GRE Recursive Routing

In this lesson we’re going to take a look at recursive routing within GRE and the problems it causes.

If you haven’t already, I highly suggest you check out the previous lesson on GRE tunnelling before continuing.

2.0 Virtualization
  2.2 Configure and verify data path virtualization technologies
    2.2.a GRE tunneling

Recursive routing is a common issue that can occur when using overlay networks and tunnel protocols – like GRE.

To help understand recursive routing better, lets take a look at an example topology.

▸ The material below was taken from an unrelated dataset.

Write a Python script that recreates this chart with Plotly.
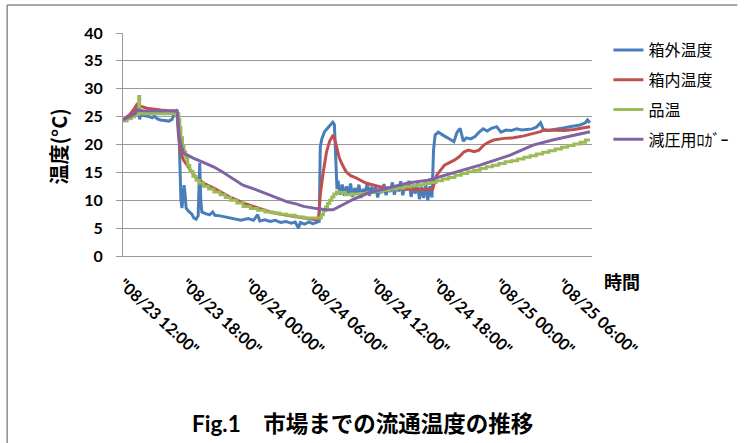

In the topology, we’ve got a GRE tunnel connecting SITE_A and SITE_B. Our GRE tunnel is using 172.16.0.0/24 in order to communicate.

Across the tunnel, we’re running EIGRP process 10 in order to advertise our tunnel interface and local subnets, allowing the sites to route between each other.


Although traffic looks to route directly across our GRE tunnel, it instead routes via our ISP – encapsulated within a GRE packet.

If we take a look at our routing table on SITE_A, we’re routing to SITE_B via our ISP.

SITE_A#show ip route | include 0.0.0.0
Gateway of last resort is 32.113.43.2 to network 0.0.0.0
S* 0.0.0.0/0 [1/0] via 32.113.43.2

But what happens if we accidentally advertise our public interface (82.122.36.0/29) across our GRE tunnel via EIGRP?

SITE_B will now advertise its public interface across the GRE tunnel via EIGRP.

Why is this a problem?

SITE_A#show ip route | include 82.122.36.0
D 82.122.36.0 [90/297756416] via 172.16.0.2, 00:00:02, Tunnel1

You can see now on SITE_A that we’ve learned a more specific route for SITE_B’s public IP.

Because of this, our router will now try and send our GRE encapsulated packets across the tunnel – instead of across the internet.

The problem with this is that we can’t actually route traffic directly across the tunnel – the traffic needs to route via the ISP.

%TUN-5-RECURDOWN: Tunnel1 temporarily disabled due to recursive routing

Because of this, our GRE tunnel drops – as indicated by the syslog message displayed on the console.

As our GRE tunnel has dropped, it means we’ve also lost our EIGRP neighbour relationship – therefore removing the corrupt route from our routing table.

But remember, the corrupt route that broke our tunnel has now been removed from SITE_A’s routing table. Due to this, SITE_A now has the ability to route to SITE_B to bring the GRE tunnel back up.

After a few our GRE tunnel re-establishes.

%LINEPROTO-5-UPDOWN: Line protocol on Interface Tunnel1, changed state to up

%DUAL-5-NBRCHANGE: IP-EIGRP(0) 10: Neighbor 172.16.0.2 (Tunnel1) is up: new adjacency

What happens when our GRE tunnel is formed again?

Once again, we’ll learn the public IP address of SITE_B via our tunnel interface.

%TUN-5-RECURDOWN: Tunnel1 temporarily disabled due to recursive routing

We’re now stuck in a situation where our GRE tunnel will continuously become active and drop again.

This is known as Recursive Routing, when our router tries to route to SITE_B via our tunnel interface.

We can fix this by removing the network advertisement from SITE_B – restoring connectivity.